CHALLENGE →
Extract the lines from the start through the line that holds "const yTicks = [0, 2, 4, 6, 8, 10];", both included, omitting all images.

━━━ DATA IN THIS EXERCISE

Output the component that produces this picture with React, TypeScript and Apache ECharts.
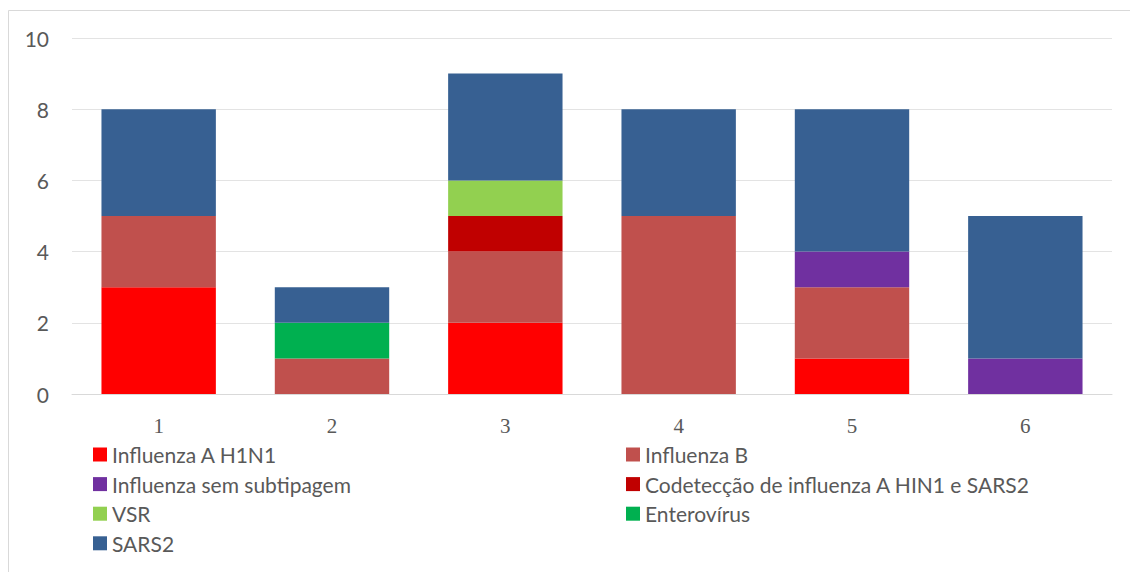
import React, { useEffect, useRef } from "react";
import * as echarts from "echarts";

const categories = ["1", "2", "3", "4", "5", "6"];
const seriesNames = [
  "Influenza A H1N1",
  "Influenza B",
  "Influenza sem subtipagem",
  "Codetecção de influenza A HIN1 e SARS2",
  "VSR",
  "Enterovírus",
  "SARS2",
];
const h1n1 = [3, 0, 2, 0, 1, 0];
const influenzaB = [2, 1, 2, 5, 2, 0];
const semSubtipagem = [0, 0, 0, 0, 1, 1];
const codeteccao = [0, 0, 1, 0, 0, 0];
const vsr = [0, 0, 1, 0, 0, 0];
const enterovirus = [0, 1, 0, 0, 0, 0];
const sars2 = [3, 1, 3, 3, 4, 4];
const colors = ["#FF0000", "#C0504D", "#7030A0", "#C00000", "#92D050", "#00B050", "#376092"];
const yTicks = [0, 2, 4, 6, 8, 10];

export default function App() {
  const ref = useRef<HTMLDivElement>(null);
  useEffect(() => {
    document.body.style.margin = "0";
    const chart = echarts.init(ref.current!, undefined, { renderer: "svg" });
    const values = [h1n1, influenzaB, semSubtipagem, codeteccao, vsr, enterovirus, sars2];
    const legendText = {
      color: "#595959",
      fontSize: 21,
      fontFamily: "Lato, sans-serif",
      lineHeight: 20,
    };
    chart.setOption({
      animation: false,
      backgroundColor: "#ffffff",
      graphic: [
        {
          type: "rect",
          shape: { x: 8.5, y: 10.5, width: 1300, height: 700 },
          style: { fill: "none", stroke: "#d9d9d9", lineWidth: 1 },
          silent: true,
        },
      ],
      grid: { left: 72, right: 18, top: 38, bottom: 178 },
      xAxis: {
        type: "category",
        data: categories,
        axisLine: { lineStyle: { color: "#d9d9d9", width: 1 } },
        axisTick: { show: false },
        axisLabel: {
          color: "#595959",
          fontSize: 21,
          fontFamily: "'Liberation Serif', serif",
          margin: 21,
        },
      },
      yAxis: {
        type: "value",
        min: yTicks[0],
        max: yTicks[yTicks.length - 1],
        interval: 2,
        axisLine: { show: false },
        axisTick: { show: false },
        splitLine: { lineStyle: { color: "#e3e3e3", width: 1 } },
        axisLabel: {
          color: "#595959",
          fontSize: 21,
          fontFamily: "Lato, sans-serif",
          margin: 23,
        },
      },
      legend: [
        {
          left: 93,
          top: 444,
          padding: 0,
          orient: "vertical",
          icon: "rect",
          itemWidth: 14,
          itemHeight: 14,
          itemGap: 8.6,
          textStyle: legendText,
          data: [seriesNames[0], seriesNames[2], seriesNames[4], seriesNames[6]],
        },
        {
          left: 626,
          top: 444,
          padding: 0,
          orient: "vertical",
          icon: "rect",
          itemWidth: 14,
          itemHeight: 14,
          itemGap: 8.6,
          textStyle: legendText,
          data: [seriesNames[1], seriesNames[3], seriesNames[5]],
        },
      ],
      series: seriesNames.map((name, i) => ({
        name,
        type: "bar",
        stack: "total",
        barWidth: "66%",
        data: values[i],
        itemStyle: { color: colors[i] },
      })),
    });
    return () => chart.dispose();
  }, []);
  return <div ref={ref} style={{ width: 1130, height: 572, overflow: "hidden" }} />;
}
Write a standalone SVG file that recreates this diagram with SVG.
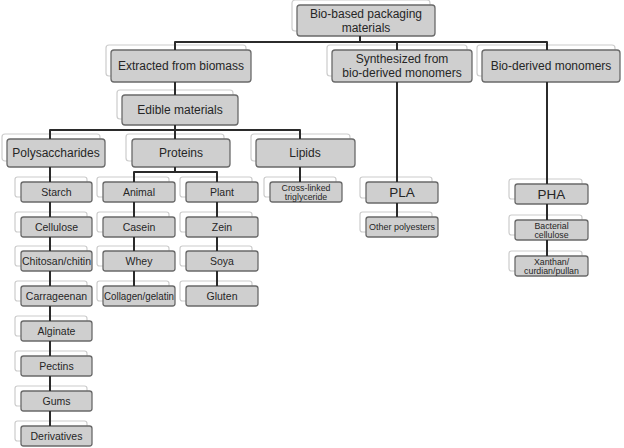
<svg xmlns="http://www.w3.org/2000/svg" width="624" height="448" viewBox="0 0 624 448">
<style>
.back{fill:#fff;stroke:#cccccc;stroke-width:1.2}
.box{fill:#cfcfcf;stroke:#6a6a6a;stroke-width:1.3}
text{font-family:"Liberation Sans",Arial,sans-serif;fill:#262626;text-anchor:middle;dominant-baseline:central}
.t12{font-size:12px}
.t13{font-size:13.5px}
.t10{font-size:10.5px}
.t9{font-size:9px}
.t8{font-size:8.8px}
.conn path{fill:none;stroke:#2b2b2b;stroke-width:2;stroke-linejoin:round}
</style>
<g id="root">
<rect class="back" x="292" y="0" width="138" height="31" rx="3"/>
<rect class="box" x="297" y="5" width="138" height="31" rx="3"/>
<text class="t12" x="366" y="14">Bio-based packaging</text>
<text class="t12" x="366" y="28">materials</text>
</g>
<g id="extracted">
<rect class="back" x="106" y="45" width="140" height="31" rx="3"/>
<rect class="box" x="111" y="50" width="140" height="32" rx="3"/>
<text class="t12" x="181" y="66">Extracted from biomass</text>
</g>
<g id="synthesized">
<rect class="back" x="327" y="45" width="140" height="31" rx="3"/>
<rect class="box" x="332" y="50" width="140" height="32" rx="3"/>
<text class="t12" x="402" y="59">Synthesized from</text>
<text class="t12" x="402" y="73">bio-derived monomers</text>
</g>
<g id="bioderived">
<rect class="back" x="477" y="45" width="138" height="31" rx="3"/>
<rect class="box" x="482" y="50" width="138" height="32" rx="3"/>
<text class="t12" x="551" y="66">Bio-derived monomers</text>
</g>
<g id="edible">
<rect class="back" x="117" y="90" width="116" height="29" rx="3"/>
<rect class="box" x="122" y="95" width="116" height="30" rx="3"/>
<text class="t12" x="180" y="110">Edible materials</text>
</g>
<g id="polysaccharides">
<rect class="back" x="2" y="134" width="98" height="27" rx="3"/>
<rect class="box" x="7" y="139" width="98" height="28" rx="3"/>
<text class="t12" x="56" y="153">Polysaccharides</text>
</g>
<g id="proteins">
<rect class="back" x="126" y="134" width="98" height="27" rx="3"/>
<rect class="box" x="132" y="139" width="98" height="28" rx="3"/>
<text class="t12" x="181" y="153">Proteins</text>
</g>
<g id="lipids">
<rect class="back" x="251" y="134" width="99" height="27" rx="3"/>
<rect class="box" x="256" y="139" width="99" height="28" rx="3"/>
<text class="t12" x="305" y="153">Lipids</text>
</g>
<g id="starch"><rect class="back" x="15" y="177" width="72" height="20" rx="2.5"/><rect class="box" x="21" y="182" width="71" height="20" rx="2.5"/><text class="t10" x="56.5" y="192">Starch</text></g>
<g id="cellulose"><rect class="back" x="15" y="212" width="72" height="20" rx="2.5"/><rect class="box" x="21" y="217" width="71" height="20" rx="2.5"/><text class="t10" x="56.5" y="227">Cellulose</text></g>
<g id="chitosan"><rect class="back" x="15" y="246" width="72" height="20" rx="2.5"/><rect class="box" x="21" y="251" width="71" height="20" rx="2.5"/><text class="t10" x="56.5" y="261" textLength="69" lengthAdjust="spacingAndGlyphs">Chitosan/chitin</text></g>
<g id="carrageenan"><rect class="back" x="15" y="281" width="72" height="20" rx="2.5"/><rect class="box" x="21" y="286" width="71" height="20" rx="2.5"/><text class="t10" x="56.5" y="296">Carrageenan</text></g>
<g id="alginate"><rect class="back" x="15" y="316" width="72" height="20" rx="2.5"/><rect class="box" x="21" y="321" width="71" height="20" rx="2.5"/><text class="t10" x="56.5" y="331">Alginate</text></g>
<g id="pectins"><rect class="back" x="15" y="351" width="72" height="20" rx="2.5"/><rect class="box" x="21" y="356" width="71" height="20" rx="2.5"/><text class="t10" x="56.5" y="366">Pectins</text></g>
<g id="gums"><rect class="back" x="15" y="386" width="72" height="20" rx="2.5"/><rect class="box" x="21" y="391" width="71" height="20" rx="2.5"/><text class="t10" x="56.5" y="401">Gums</text></g>
<g id="derivatives"><rect class="back" x="15" y="421" width="72" height="20" rx="2.5"/><rect class="box" x="21" y="426" width="71" height="20" rx="2.5"/><text class="t10" x="56.5" y="436">Derivatives</text></g>
<g id="animal"><rect class="back" x="97" y="177" width="72" height="20" rx="2.5"/><rect class="box" x="103" y="182" width="72" height="20" rx="2.5"/><text class="t10" x="139" y="192">Animal</text></g>
<g id="casein"><rect class="back" x="97" y="212" width="72" height="20" rx="2.5"/><rect class="box" x="103" y="217" width="72" height="20" rx="2.5"/><text class="t10" x="139" y="227">Casein</text></g>
<g id="whey"><rect class="back" x="97" y="246" width="72" height="20" rx="2.5"/><rect class="box" x="103" y="251" width="72" height="20" rx="2.5"/><text class="t10" x="139" y="261">Whey</text></g>
<g id="collagen"><rect class="back" x="97" y="281" width="72" height="20" rx="2.5"/><rect class="box" x="103" y="286" width="72" height="20" rx="2.5"/><text class="t10" x="139" y="296" textLength="70" lengthAdjust="spacingAndGlyphs">Collagen/gelatin</text></g>
<g id="plant"><rect class="back" x="180" y="177" width="72" height="20" rx="2.5"/><rect class="box" x="186" y="182" width="72" height="20" rx="2.5"/><text class="t10" x="222" y="192">Plant</text></g>
<g id="zein"><rect class="back" x="180" y="212" width="72" height="20" rx="2.5"/><rect class="box" x="186" y="217" width="72" height="20" rx="2.5"/><text class="t10" x="222" y="227">Zein</text></g>
<g id="soya"><rect class="back" x="180" y="246" width="72" height="20" rx="2.5"/><rect class="box" x="186" y="251" width="72" height="20" rx="2.5"/><text class="t10" x="222" y="261">Soya</text></g>
<g id="gluten"><rect class="back" x="180" y="281" width="72" height="20" rx="2.5"/><rect class="box" x="186" y="286" width="72" height="20" rx="2.5"/><text class="t10" x="222" y="296">Gluten</text></g>
<g id="crosslinked"><rect class="back" x="264" y="177" width="72" height="20" rx="2.5"/><rect class="box" x="270" y="182" width="72" height="20" rx="2.5"/><text class="t8" x="306" y="187.5">Cross-linked</text><text class="t8" x="306" y="196.5">triglyceride</text></g>
<g id="pla"><rect class="back" x="360" y="177" width="72" height="21" rx="2.5"/><rect class="box" x="366" y="182" width="72" height="21" rx="2.5"/><text class="t13" x="402" y="192.5">PLA</text></g>
<g id="otherpoly"><rect class="back" x="360" y="212" width="72" height="20" rx="2.5"/><rect class="box" x="366" y="217" width="72" height="20" rx="2.5"/><text class="t9" x="402" y="227">Other polyesters</text></g>
<g id="pha"><rect class="back" x="509" y="179" width="73" height="20" rx="2.5"/><rect class="box" x="515" y="184" width="73" height="20" rx="2.5"/><text class="t13" x="551.5" y="194">PHA</text></g>
<g id="bacterial"><rect class="back" x="509" y="215" width="73" height="20" rx="2.5"/><rect class="box" x="515" y="220" width="73" height="20" rx="2.5"/><text class="t8" x="551.5" y="225.5">Bacterial</text><text class="t8" x="551.5" y="234.5">cellulose</text></g>
<g id="xanthan"><rect class="back" x="509" y="251" width="73" height="20" rx="2.5"/><rect class="box" x="515" y="256" width="73" height="20" rx="2.5"/><text class="t8" x="551.5" y="261.5">Xanthan/</text><text class="t8" x="551.5" y="270.5">curdian/pullan</text></g>
<g class="conn" id="connectors">
<path d="M360 36V42"/>
<path d="M175 50V42H547V50"/>
<path d="M397 42V50"/>
<path d="M175 82V95"/>
<path d="M175 125V139"/>
<path d="M50 139V130H300V139"/>
<path d="M50 167V182M50 202V217M50 237V251M50 271V286M50 306V321M50 341V356M50 376V391M50 411V426"/>
<path d="M175 167V172"/>
<path d="M134 182V172H217V182"/>
<path d="M134 202V217M134 237V251M134 271V286"/>
<path d="M217 202V217M217 237V251M217 271V286"/>
<path d="M300 167V182"/>
<path d="M397 82V182M397 203V217"/>
<path d="M547 82V184M547 204V220M547 240V256"/>
</g>
</svg>
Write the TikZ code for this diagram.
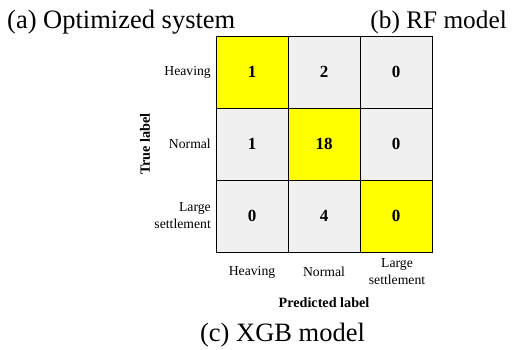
\documentclass[tikz,border=0pt]{standalone}
\usepackage{fontspec}
\setmainfont{Liberation Serif}
\definecolor{cellgray}{HTML}{F0F0F0}
\definecolor{cellyellow}{HTML}{FFFF00}
\begin{document}
\begin{tikzpicture}[x=1pt,y=-1pt,
  cell/.style={draw=black, line width=0.9pt, minimum size=72pt, inner sep=0pt,
    font=\fontsize{17}{19}\selectfont\bfseries},
  hit/.style={cell, fill=cellyellow},
  miss/.style={cell, fill=cellgray},
  ticklabel/.style={font=\fontsize{13.7}{17}\selectfont, inner sep=0pt},
  axislabel/.style={font=\fontsize{14.2}{16}\selectfont\bfseries, inner sep=0pt},
  caption/.style={font=\fontsize{26.5}{30}\selectfont, inner sep=0pt}]
\useasboundingbox (0,0) rectangle (516,350);

% panel captions
\node[caption, anchor=base west] (capa) at (7,29) {(a) Optimized system};
\node[caption, anchor=base east, font=\fontsize{25.3}{30}\selectfont] (capb) at (507,29) {(b) RF model};
\node[caption, anchor=base] (capc) at (282.5,341) {(c) XGB model};

% confusion matrix cells
\node[hit]  (c11) at (252,72)  {1};
\node[miss] (c12) at (324,72)  {2};
\node[miss] (c13) at (396,72)  {0};
\node[miss] (c21) at (252,144) {1};
\node[hit]  (c22) at (324,144) {18};
\node[miss] (c23) at (396,144) {0};
\node[miss] (c31) at (252,216) {0};
\node[miss] (c32) at (324,216) {4};
\node[hit]  (c33) at (396,216) {0};

% true-class tick labels
\node[ticklabel, anchor=east] (r1) at (211,72)  {Heaving};
\node[ticklabel, anchor=east] (r2) at (211,144) {Normal};
\node[ticklabel, anchor=east, align=right] (r3) at (211,216) {Large\\settlement};

% predicted-class tick labels
\node[ticklabel] (k1) at (252,272) {Heaving};
\node[ticklabel] (k2) at (324,272) {Normal};
\node[ticklabel, align=center] (k3) at (397,271.5) {Large\\settlement};

% axis titles
\node[axislabel, rotate=90] (ylab) at (145,144) {True label};
\node[axislabel] (xlab) at (324,303) {Predicted label};
\end{tikzpicture}
\end{document}
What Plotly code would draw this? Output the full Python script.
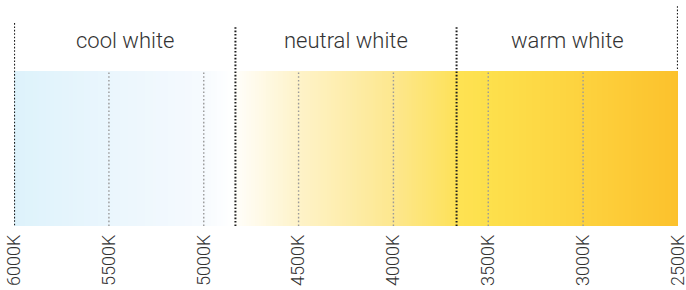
import numpy as np
import plotly.graph_objects as go

# --- data ---
tick_kelvin = [6000, 5500, 5000, 4500, 4000, 3500, 3000, 2500]
tick_labels = ["6000K", "5500K", "5000K", "4500K", "4000K", "3500K", "3000K", "2500K"]
section_names = ["cool white", "neutral white", "warm white"]
section_bounds = [6000, 4833, 3667, 2500]
# colour stops of the gradient (kelvin -> colour)
stop_kelvin = [6000, 5500, 5000, 4850, 4833, 4500, 4000, 3700, 3667, 3500, 3000, 2500]
stop_colors = ["#ddf2fb", "#eaf6fd", "#f6fafe", "#ffffff", "#fffefa", "#fef3c9",
               "#fde78e", "#fde25e", "#fee253", "#fde04c", "#fdd23e", "#fcc12c"]

kmin, kmax = min(stop_kelvin), max(stop_kelvin)
colorscale = sorted([[(k - kmin) / (kmax - kmin), c] for k, c in zip(stop_kelvin, stop_colors)])

# gradient band as heatmap cells (edges along kelvin axis)
edges = np.linspace(kmax, kmin, 351)
centers = (edges[:-1] + edges[1:]) / 2

fig = go.Figure()
fig.add_trace(go.Heatmap(
    x=edges, y=[0, 1], z=[centers],
    colorscale=colorscale, zmin=kmin, zmax=kmax,
    showscale=False, hoverinfo="skip", zsmooth=False,
))

# gray dotted lines at inner ticks
gx, gy = [], []
for k in tick_kelvin[1:-1]:
    gx += [k, k, None]
    gy += [0, 1, None]
fig.add_trace(go.Scatter(x=gx, y=gy, mode="lines",
                         line=dict(color="#9a9a9a", width=1.4, dash="1.6px,2.2px"),
                         hoverinfo="skip", showlegend=False))

# black dotted section boundaries
tops = [1.31, 1.285, 1.285, 1.42]
bottoms = [0.005, 0.0, 0.0, 1.013]
bx, by = [], []
for k, t, b in zip(section_bounds, tops, bottoms):
    bx += [k, k, None]
    by += [b, t, None]
fig.add_trace(go.Scatter(x=bx, y=by, mode="lines",
                         line=dict(color="#1e1e1e", width=2, dash="1.6px,1.8px"),
                         hoverinfo="skip", showlegend=False, cliponaxis=False))

for i, name in enumerate(section_names):
    fig.add_annotation(x=(section_bounds[i] + section_bounds[i + 1]) / 2, y=1.2,
                       text=name, showarrow=False,
                       font=dict(family="Roboto", size=22, color="#333333", weight=300))

fig.update_layout(
    width=686, height=290,
    margin=dict(l=14, r=8, t=0, b=64, autoexpand=False),
    paper_bgcolor="white", plot_bgcolor="white",
    showlegend=False,
    xaxis=dict(range=[kmax + 0.5, kmin - 0.5], tickvals=tick_kelvin, ticktext=tick_labels,
               tickangle=-90, ticks="", showgrid=False, zeroline=False, showline=False,
               automargin=False, ticklabeloverflow="allow",
               tickfont=dict(family="Roboto", size=18, color="#333333", weight=300),
               ticklabelstandoff=4),
    yaxis=dict(range=[0, 226 / 155], visible=False, fixedrange=True, automargin=False),
)

fig.write_html("out.html", config={"displayModeBar": False},
               post_script="document.body.style.margin='0px';")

━━━━━━

ANSWER TO THE EXERCISE →
Output the component that produces this picture with React, TypeScript and Apache ECharts.
import React, { useEffect, useRef } from "react";
import * as echarts from "echarts";

const categories = ["1", "2", "3", "4", "5", "6"];
const seriesNames = [
  "Influenza A H1N1",
  "Influenza B",
  "Influenza sem subtipagem",
  "Codetecção de influenza A HIN1 e SARS2",
  "VSR",
  "Enterovírus",
  "SARS2",
];
const h1n1 = [3, 0, 2, 0, 1, 0];
const influenzaB = [2, 1, 2, 5, 2, 0];
const semSubtipagem = [0, 0, 0, 0, 1, 1];
const codeteccao = [0, 0, 1, 0, 0, 0];
const vsr = [0, 0, 1, 0, 0, 0];
const enterovirus = [0, 1, 0, 0, 0, 0];
const sars2 = [3, 1, 3, 3, 4, 4];
const colors = ["#FF0000", "#C0504D", "#7030A0", "#C00000", "#92D050", "#00B050", "#376092"];
const yTicks = [0, 2, 4, 6, 8, 10];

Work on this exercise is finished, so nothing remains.